The USR1 signal causes the parent process to advise the children to exit after their current request (or to exit immediately if they're not serving anything). The parent re-reads its configuration files and re-opens its log files. As each child dies off the parent replaces it with a child from the new generation of the configuration, which begins serving new requests immediately.

This code is designed to always respect the MaxClients, MinSpareServers, and MaxSpareServers settings. Furthermore, it respects StartServers in the following manner: if after one second at least StartServers new children have not been created, then create enough to pick up the slack. This is to say that the code tries to maintain both the number of children appropriate for the current load on the server, and respect your wishes with the StartServers parameter.

Users of the status module will notice that the server statistics are not set to zero when a USR1 is sent. The code was written to both minimize the time in which the server is unable to serve new requests (they will be queued up by the operating system, so they're not lost in any event) and to respect your tuning parameters. In order to do this it has to keep the scoreboard used to keep track of all children across generations.

The status module will also use a G to indicate those children which are still serving requests started before the graceful restart was given.

At present there is no way for a log rotation script using USR1 to know for certain that all children writing the pre-restart log have finished. We suggest that you use a suitable delay after sending the USR1 signal before you do anything with the old log. For example if most of your hits take less than 10 minutes to complete for users on low bandwidth links then you could wait 15 minutes before doing anything with the old log.

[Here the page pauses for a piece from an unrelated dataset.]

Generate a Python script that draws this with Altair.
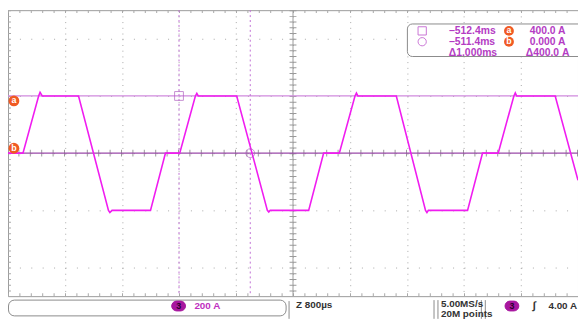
import altair as alt
import pandas as pd

# ---- data (time in ms, current in A) ----
time_ms = [-514.80, -514.59, -514.37, -514.35, -514.32, -513.81, -513.39, -513.37, -513.34,
           -512.80, -512.59, -512.39, -512.17, -512.15, -512.13, -511.59, -511.16, -511.14,
           -511.12, -510.58, -510.37, -510.15, -509.93, -509.91, -509.89, -509.35, -508.94,
           -508.92, -508.90, -508.35, -508.14, -507.92, -507.70, -507.68, -507.66, -507.12,
           -506.80]
current_a = [0, 0, 400, 425, 400, 400, -400, -415, -400,
             -400, 0, 0, 400, 418, 400, 400, -400, -412,
             -400, -400, 0, 0, 400, 420, 400, 400, -400,
             -415, -400, -400, 0, 0, 400, 422, 400, 400,
             -190]

cursor_times = [-512.4, -511.4]
cursor_levels = [400.0, 0.0]
x_grid = [-514.0, -513.2, -512.4, -511.6, -510.8, -510.0, -509.2, -508.4, -507.6]
y_grid = [-800, -600, -400, -200, 0, 200, 400, 600, 800]
x_center = [-510.8]
y_center = [0]

readout_time = ["\u2212512.4ms", "\u2212511.4ms", "\u03941.000ms"]
readout_amp = ["400.0 A", "0.000 A", "\u0394400.0 A"]

TRACE = "#f01cf0"
PURPLE = "#b43cc4"
ORANGE = "#f05a23"
GRIDC = "#a8a8a8"
FONT = "Liberation Sans"

W, H = 578, 290
one = pd.DataFrame({"k": [0]})

xs = alt.Scale(domain=[-514.8, -506.8], nice=False, zero=False)
ys = alt.Scale(domain=[-1000, 1000], nice=False, zero=False)

trace_df = pd.DataFrame({"t": time_ms, "i": current_a})

grid = alt.Chart(trace_df).mark_line(opacity=0).encode(
    x=alt.X("t:Q", scale=xs, axis=alt.Axis(values=x_grid, grid=True, gridDash=[1, 4.8],
                                           gridColor=GRIDC, labels=False, ticks=False,
                                           domain=False, title=None)),
    y=alt.Y("i:Q", scale=ys, axis=alt.Axis(values=y_grid, grid=True, gridDash=[1, 10.56],
                                           gridColor=GRIDC, labels=False, ticks=False,
                                           domain=False, title=None)),
)

def vrule(x, y1, y2, color, width=1, dash=None):
    kw = dict(color=color, strokeWidth=width)
    if dash:
        kw["strokeDash"] = dash
    return alt.Chart(one).mark_rule(**kw).encode(x=alt.value(x), y=alt.value(y1), y2=alt.value(y2))

def hrule(y, x1, x2, color, width=1, dash=None):
    kw = dict(color=color, strokeWidth=width)
    if dash:
        kw["strokeDash"] = dash
    return alt.Chart(one).mark_rule(**kw).encode(y=alt.value(y), x=alt.value(x1), x2=alt.value(x2))

def txt(s, x, y, color="#333", size=10, weight="bold", align="left", font=FONT):
    return alt.Chart(one).mark_text(text=s, color=color, fontSize=size, fontWeight=weight,
                                    align=align, baseline="middle", font=font).encode(
        x=alt.value(x), y=alt.value(y))

def box(x1, x2, y1, y2, fill="white", stroke="#8a8a8a", radius=5, sw=1):
    return alt.Chart(one).mark_rect(fill=fill, stroke=stroke, strokeWidth=sw, cornerRadius=radius).encode(
        x=alt.value(x1), x2=alt.value(x2), y=alt.value(y1), y2=alt.value(y2))

# border minor ticks
border_ticks = [
    hrule(1.5, 0, W, GRIDC, 3, [1, 10.56]),
    hrule(H - 1.5, 0, W, GRIDC, 3, [1, 10.56]),
    vrule(1.5, 0, H, GRIDC, 3, [1, 4.8]),
]

cx = alt.Chart(pd.DataFrame({"t": x_center}))
cy = alt.Chart(pd.DataFrame({"i": y_center}))
center = [
    cx.mark_rule(color="#9a9a9a", strokeWidth=1).encode(x=alt.X("t:Q", scale=xs)),
    cx.mark_rule(color="#9a9a9a", strokeWidth=7, strokeDash=[1, 4.8]).encode(x=alt.X("t:Q", scale=xs)),
    cy.mark_rule(color="#9a9a9a", strokeWidth=7, strokeDash=[1, 10.56]).encode(y=alt.Y("i:Q", scale=ys)),
]

# cursors
cur_v = alt.Chart(pd.DataFrame({"t": cursor_times})).mark_rule(
    color="#c070d4", strokeWidth=1, strokeDash=[2, 3]).encode(x=alt.X("t:Q", scale=xs))
cur_a = alt.Chart(pd.DataFrame({"i": [cursor_levels[0]]})).mark_rule(
    color="#d08ade", strokeWidth=1.3).encode(y=alt.Y("i:Q", scale=ys))
cur_b = alt.Chart(pd.DataFrame({"i": [cursor_levels[1]]})).mark_rule(
    color="#9a4aa8", strokeWidth=1.3).encode(y=alt.Y("i:Q", scale=ys))

trace = alt.Chart(trace_df).mark_line(color=TRACE, strokeWidth=1.6).encode(
    x=alt.X("t:Q", scale=xs), y=alt.Y("i:Q", scale=ys))

mk_sq = alt.Chart(pd.DataFrame({"t": [cursor_times[0]], "i": [cursor_levels[0]]})).mark_point(
    shape="square", size=80, filled=False, color="#b060c0", strokeWidth=1).encode(
    x=alt.X("t:Q", scale=xs), y=alt.Y("i:Q", scale=ys))
mk_ci = alt.Chart(pd.DataFrame({"t": [cursor_times[1]], "i": [cursor_levels[1]]})).mark_point(
    shape="circle", size=80, filled=False, color="#b060c0", strokeWidth=1).encode(
    x=alt.X("t:Q", scale=xs), y=alt.Y("i:Q", scale=ys))

def badge(x, y, letter, size=120):
    return [alt.Chart(one).mark_circle(color=ORANGE, opacity=1, size=size).encode(x=alt.value(x), y=alt.value(y)),
            txt(letter, x, y - 0.5, "white", 9, "bold", "center")]

badges = badge(6, 92, "a") + badge(6, 140, "b")

# readout box (top right)
readout = [box(405, 592, 14, 47, radius=5)]
readout.append(alt.Chart(one).mark_point(shape="square", size=70, filled=False, color=PURPLE, strokeWidth=1)
               .encode(x=alt.value(420), y=alt.value(21)))
readout.append(alt.Chart(one).mark_point(shape="circle", size=70, filled=False, color=PURPLE, strokeWidth=1)
               .encode(x=alt.value(420), y=alt.value(32)))
for k, yy in enumerate([21, 32, 43]):
    readout.append(txt(readout_time[k], 447, yy, PURPLE, 10.5))
    readout.append(txt(readout_amp[k], 529 if k < 2 else 525, yy, PURPLE, 10.5))
readout += badge(508, 21, "a", 100) + badge(508, 32, "b", 100)

# bottom status bar
by = 300
bottom = [
    box(0.5, 282, 294, 310, radius=6),
    box(166, 180, 295, 305, fill="#a8179f", stroke="#a8179f", radius=5),
    txt("3", 173, by, "#2a0030", 9, "bold", "center"),
    txt("200 A", 189, by, "#c030c0", 10),
    vrule(285, 295, 313, "#8a8a8a"),
    vrule(432, 294, 313, "#8a8a8a"),
    vrule(436, 294, 313, "#8a8a8a"),
    vrule(480, 294, 313, "#8a8a8a"),
    vrule(484, 294, 313, "#8a8a8a"),
    txt("Z 800\u00b5s", 292, by - 1, "#333", 10),
    txt("5.00MS/s", 439, by - 2, "#333", 10),
    txt("20M points", 439, by + 8, "#333", 10),
    box(504, 518, 295, 305, fill="#a8179f", stroke="#a8179f", radius=5),
    txt("3", 511, by, "#2a0030", 9, "bold", "center"),
    txt("\u222b", 532, by, "#333", 11),
    txt("4.00 A", 548, by, "#333", 10),
]

layers = [grid] + border_ticks + center + readout + [cur_a, cur_b, cur_v, trace, mk_sq, mk_ci] + badges + bottom

chart = alt.layer(*layers).properties(
    width=W, height=H,
    padding={"left": 0, "top": 0, "right": 0, "bottom": 23},
    autosize=alt.AutoSizeParams(type="none"),
    background="white",
).configure_view(stroke="#9a9a9a", strokeWidth=1)

chart.save("out.html", embed_options={"renderer": "svg", "actions": False})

Note: If your configuration file has errors in it when you issue a restart then your parent will not restart, it will exit with an error. In the case of graceful restarts it will also leave children running when it exits. (These are the children which are "gracefully exiting" by handling their last request.) This will cause problems if you attempt to restart the server -- it will not be able to bind to its listening ports. Before doing a restart, you can check the syntax of the configuration files with the -t command line argument (see httpd ). This still will not guarantee that the server will restart correctly. To check the semantics of the configuration files as well as the syntax, you can try starting httpd as a non-root user. If there are no errors it will attempt to open its sockets and logs and fail because it's not root (or because the currently running httpd already has those ports bound). If it fails for any other reason then it's probably a config file error and the error should be fixed before issuing the graceful restart.

Appendix: signals and race conditions

Prior to Apache 1.2b9 there were several race conditions involving the restart and die signals (a simple description of race condition is: a time-sensitive problem, as in if something happens at just the wrong time it won't behave as expected). For those architectures that have the "right" feature set we have eliminated as many as we can. But it should be noted that there still do exist race conditions on certain architectures.

Architectures that use an on disk ScoreBoardFile have the potential to corrupt their scoreboards. This can result in the "bind: Address already in use" (after HUP) or "long lost child came home!" (after USR1). The former is a fatal error, while the latter just causes the server to lose a scoreboard slot. So it might be advisable to use graceful restarts, with an occasional hard restart. These problems are very difficult to work around, but fortunately most architectures do not require a scoreboard file. See the ScoreBoardFile documentation for a architecture uses it.

NEXT and MACHTEN (68k only) have small race conditions which can cause a restart/die signal to be lost, but should not cause the server to do anything otherwise problematic.

All architectures have a small race condition in each child involving the second and subsequent requests on a persistent HTTP connection (KeepAlive). It may exit after reading the request line but before reading any of the request headers. There is a fix that was discovered too late to make 1.2. In theory this isn't an issue because the KeepAlive client has to expect these events because of network latencies and server timeouts. In practice it doesn't seem to affect anything either -- in a test case the server was restarted twenty times per second and clients successfully browsed the site without getting broken images or empty documents.